The gas stations in your new area won’t let you get gas before paying cash, the bank tellers won’t let you withdraw money without ID and the waitresses won’t let you pay next time if you forget your wallet. You aren’t in Kansas anymore, Toto. Everyone in Forks lets you do these things because they’ve known you since you were in diapers. No one will know you anymore, for better or worse.

Suddenly you’ll realize that maybe the grass wasn’t as green as you imagined it would be. You’ll start to miss the rain. You’ll start to realize that you are a “nobody” now. You’ll do the one thing you swore would never happen; you’ll realize Forks had its perks.

I know it’s hard to believe this now, but chances are that you will move back to Forks, even just for a short time, at least once. It will be OK. If you’re an overachiever like me, you’ll move back to Forks seven times. And that will be OK, too.

Moving back to Forks won’t mean you failed. It doesn’t mean you couldn’t make it anywhere else. Above all else, it never means you’re doomed to be stuck here forever. It simply means that people need to come home sometimes.

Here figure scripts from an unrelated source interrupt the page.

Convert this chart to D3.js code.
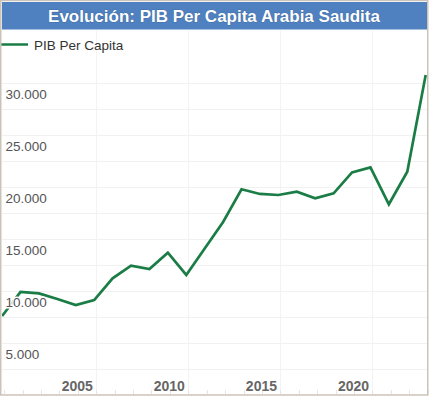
<!DOCTYPE html>
<html>
<head>
<meta charset="utf-8">
<script src="https://cdn.jsdelivr.net/npm/d3@7"></script>
<style>
  html, body { margin: 0; padding: 0; background: #fff; }
  svg { display: block; font-family: "Liberation Sans", Arial, sans-serif; }
</style>
</head>
<body>
<svg id="chart"></svg>
<script>
// data
const years = [2001, 2002, 2003, 2004, 2005, 2006, 2007, 2008, 2009, 2010, 2011, 2012,
               2013, 2014, 2015, 2016, 2017, 2018, 2019, 2020, 2021, 2022, 2023, 2024];
const pibPerCapita = [7620, 9950, 9800, 9260, 8680, 9160, 11250, 12460, 12140, 13710, 11570, 14110,
                      16660, 19810, 19360, 19260, 19580, 18940, 19420, 21440, 21920, 18370, 21500, 30800];
const yTicks = [5000, 10000, 15000, 20000, 25000, 30000];
const xTicks = [2005, 2010, 2015, 2020];
const titleText = "Evolución: PIB Per Capita Arabia Saudita";
const seriesName = "PIB Per Capita";

const W = 429, H = 396;
const green = "#1b7d46";

const svg = d3.select("#chart").attr("width", W).attr("height", H);

const data = years.map((yr, i) => ({ year: yr, value: pibPerCapita[i] }));

const x = d3.scaleLinear().domain([2001, 2024]).range([2.1, 425.7]);
const y = d3.scaleLinear().domain([0, 30000]).range([395.3, 83.3]);

const es = d3.formatLocale({ decimal: ",", thousands: ".", grouping: [3], currency: ["", ""] });
const fmt = es.format(",");

// plot clip
svg.append("clipPath").attr("id", "plotClip")
  .append("rect").attr("x", 2).attr("y", 30).attr("width", 425).attr("height", 364);

// horizontal grid every 2500
const grid = svg.append("g");
grid.selectAll("line.h")
  .data(d3.range(2500, 30001, 2500))
  .join("line")
  .attr("class", "h")
  .attr("x1", 2).attr("x2", 427)
  .attr("y1", d => Math.round(y(d)) + 0.5).attr("y2", d => Math.round(y(d)) + 0.5)
  .attr("stroke", "#f1f1f1");

// vertical grid (sits a year after each label in the reference)
grid.selectAll("line.v")
  .data(xTicks.map(d => d + 1))
  .join("line")
  .attr("class", "v")
  .attr("x1", d => Math.round(x(d) + 2) + 0.5).attr("x2", d => Math.round(x(d) + 2) + 0.5)
  .attr("y1", 30).attr("y2", 394)
  .attr("stroke", "#f3f3f3");

// small yearly ticks along the bottom
grid.selectAll("line.t")
  .data(years)
  .join("line")
  .attr("class", "t")
  .attr("x1", d => Math.round(x(d) + 2) + 0.5).attr("x2", d => Math.round(x(d) + 2) + 0.5)
  .attr("y1", 390).attr("y2", 394)
  .attr("stroke", "#e6e6e6");

// series line
const line = d3.line().x(d => x(d.year)).y(d => y(d.value));
svg.append("path")
  .datum(data)
  .attr("clip-path", "url(#plotClip)")
  .attr("d", line)
  .attr("fill", "none")
  .attr("stroke", green)
  .attr("stroke-width", 2.7)
  .attr("stroke-linejoin", "miter");

// y labels inside the plot, under their grid line, with white halo
svg.append("g").selectAll("text")
  .data(yTicks)
  .join("text")
  .attr("x", 5.5)
  .attr("y", d => y(d) + 15.5)
  .attr("font-size", "13.5px")
  .attr("fill", "#555")
  .attr("stroke", "#fff")
  .attr("stroke-width", 3)
  .attr("paint-order", "stroke")
  .text(d => fmt(d));

// x labels
svg.append("g").selectAll("text")
  .data(xTicks)
  .join("text")
  .attr("x", d => x(d) + 1.5)
  .attr("y", 391)
  .attr("text-anchor", "middle")
  .attr("font-size", "14px")
  .attr("font-weight", "bold")
  .attr("fill", "#666")
  .text(d => d);

// legend
svg.append("line")
  .attr("x1", 0).attr("x2", 28).attr("y1", 44.5).attr("y2", 44.5)
  .attr("stroke", green).attr("stroke-width", 2.5);
svg.append("text")
  .attr("x", 34).attr("y", 49.5)
  .attr("font-size", "13.5px")
  .attr("fill", "#333")
  .text(seriesName);

// title bar
svg.append("rect")
  .attr("x", 2).attr("y", 2).attr("width", 425).attr("height", 27.5)
  .attr("fill", "#4f81c0");
svg.append("text")
  .attr("x", 214).attr("y", 21.5)
  .attr("text-anchor", "middle")
  .attr("font-size", "17px")
  .attr("font-weight", "bold")
  .attr("fill", "#fff")
  .attr("stroke", "#2f5a90")
  .attr("stroke-width", 0.6)
  .attr("paint-order", "stroke")
  .text(titleText);

// outer frame
svg.append("rect")
  .attr("x", 0.75).attr("y", 0.5).attr("width", 427).attr("height", 394.5)
  .attr("fill", "none")
  .attr("stroke", "#cbc3ba")
  .attr("stroke-width", 1.5);
</script>
</body>
</html>
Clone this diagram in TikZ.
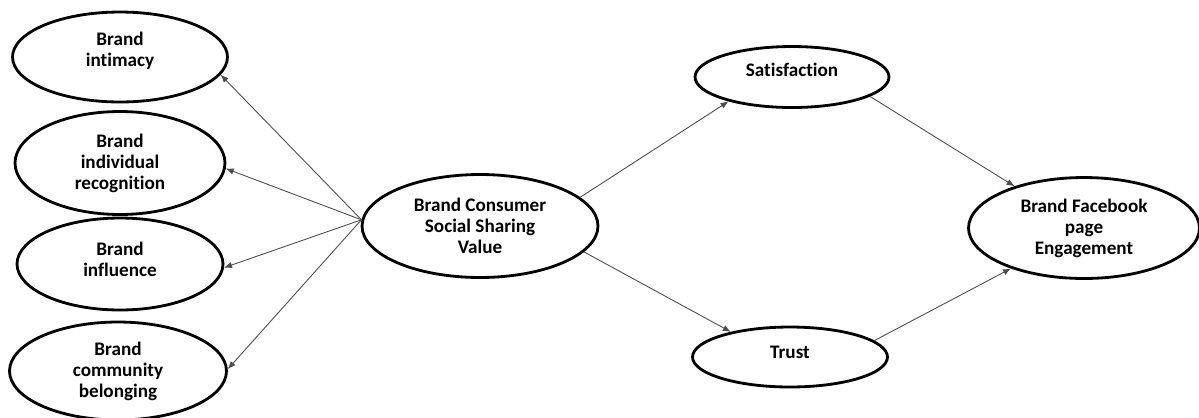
\documentclass[tikz,border=0pt]{standalone}
\usepackage{fontspec}
\setmainfont{Carlito}[Ligatures=NoCommon]
\usetikzlibrary{shapes.geometric,arrows.meta}
\begin{document}
\begin{tikzpicture}[x=0.02cm, y=-0.02cm, >={Latex[length=4.5pt,width=3.6pt]},
  construct/.style={draw, ellipse, line width=1.6pt, inner sep=0pt, align=center,
    font=\fontsize{10.9}{11.9}\selectfont\bfseries},
  link/.style={->, draw=black!70, line width=0.5pt}]
\useasboundingbox (0,0) rectangle (1199,417);

% dimensions on the left
\node (intimacy) [construct, minimum width=4.3cm, minimum height=1.8cm, text depth=0.3cm] at (120,57) {Brand\\intimacy};
\node (recognition) [construct, minimum width=4.2cm, minimum height=2.06cm] at (120,163) {Brand\\individual\\recognition};
\node (influence) [construct, minimum width=4.12cm, minimum height=1.84cm, text depth=0.2cm] at (120,264) {Brand\\influence};
\node (community) [construct, minimum width=4.34cm, minimum height=1.96cm] at (118,371) {Brand\\community\\belonging};

% central construct
\node (sharing) [construct, minimum width=4.72cm, minimum height=2.06cm] at (480,226) {Brand Consumer\\Social Sharing\\Value};

% mediators and outcome
\node (satisfaction) [construct, minimum width=3.88cm, minimum height=1.22cm, text depth=0.28cm] at (792,77) {Satisfaction};
\node (trust) [construct, minimum width=3.9cm, minimum height=1.2cm, text depth=0.2cm] at (790,357) {Trust};
\node (engagement) [construct, minimum width=4.62cm, minimum height=2.02cm] at (1084,228) {Brand Facebook\\page\\Engagement};

\draw [link] (sharing.177) -- (intimacy.-10);
\draw [link] (sharing.177) -- (recognition.-3);
\draw [link] (sharing.177) -- (influence.-2);
\draw [link] (sharing.177) -- (community.1);

\draw [link] (sharing.16) -- (satisfaction.201);
\draw [link] (sharing.-14) -- (trust.157);
\draw [link] (satisfaction.-14) -- (engagement.149);
\draw [link] (trust.11) -- (engagement.209);

\end{tikzpicture}
\end{document}
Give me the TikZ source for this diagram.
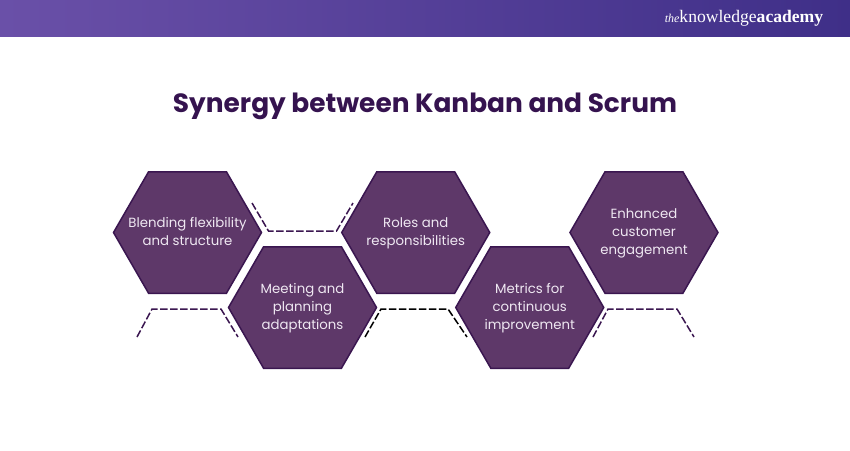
\documentclass[tikz,border=0pt]{standalone}
\usepackage{fontspec}
\setmainfont{Poppins}
\newfontfamily\logofont{Liberation Serif}
\usepackage{xcolor}
\definecolor{HexFill}{HTML}{5E3869}
\definecolor{HexEdge}{HTML}{3A1650}
\definecolor{TitleInk}{HTML}{35134F}
\definecolor{HexText}{HTML}{EFE8F2}
\definecolor{BarLeft}{HTML}{6A50A8}
\definecolor{BarRight}{HTML}{3F2F88}
\usetikzlibrary{positioning,shapes.symbols,calc}

\begin{document}
\begin{tikzpicture}[x=1pt,y=1pt,every node/.style={align=center}, hexbox/.style={draw=HexEdge, fill=HexFill, line width=1.5pt, shape=signal, signal to=east and west, signal pointer angle=120, minimum width=148pt, minimum height=121.5pt, inner sep=0pt}, hextext/.style={text=HexText, yshift=-1pt, font=\fontsize{13.3}{18}\selectfont}, dashlink/.style={line width=1.5pt, dash pattern=on 7.5pt off 2.5pt}]
        \useasboundingbox (0,-450) rectangle (850,0);
        \shade[left color=BarLeft, right color=BarRight] (0,-36) rectangle (850,0);

        \node[text=white, font=\logofont\fontsize{17.6}{18}\selectfont] (logo) at (744,-18) {{\itshape\fontsize{12}{12}\selectfont the}knowledge\textbf{academy}};
        \node[text=TitleInk, font=\fontsize{26.4}{32}\selectfont\bfseries] (title) at (425,-106.5) {Synergy between Kanban and Scrum};

        \node[hexbox, label={[hextext, yshift=2pt]center:Blending flexibility\\and structure}] (blend) at (187.5,-232.5) {};
        \node[hexbox, label={[hextext]center:Meeting and\\planning\\adaptations}] (meet) at ($(blend)+(115,-75)$) {};
        \node[hexbox, right=78.5pt of blend, label={[hextext]center:Roles and\\responsibilities}] (roles) {};
        \node[hexbox, label={[hextext]center:Metrics for\\continuous\\improvement}] (metrics) at ($(roles)+(114,-75)$) {};
        \node[hexbox, right=78.5pt of roles, label={[hextext]center:Enhanced\\customer\\engagement}] (engage) {};

        \coordinate (upA) at (252,-203);
        \coordinate (upB) at (353,-203);
        \coordinate (lowA) at (137,-337);
        \coordinate (lowB) at (238,-337);
        \coordinate (lowC) at (365,-337);
        \coordinate (lowD) at (467,-337);
        \coordinate (lowE) at (593,-337);
        \coordinate (lowF) at (694,-337);

        \draw[dashlink, HexEdge] (upA) -- ++(16.5,-28) -- ++(68,0) -- (upB);
        \draw[dashlink, HexEdge] (lowA) -- ++(15,28) -- ++(69,0) -- (lowB);
        \draw[dashlink, black] (lowC) -- ++(16,28) -- ++(67,0) -- (lowD);
        \draw[dashlink, HexEdge] (lowE) -- ++(15,28) -- ++(69,0) -- (lowF);
    \end{tikzpicture}
\end{document}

Go off into the big world and experience everything that it has to offer. See the sights and ride the rides. Maybe you’ll fall in love with another area or maybe you’ll realize that life outside of Forks wasn’t all that it was cracked up to be. Either way is fine.

Just know that there is no shame in coming home. Trust me on this one. I’m a professional “never-moving-back’er” who always comes home. And yes, “never-moving-back’er” is a technical term.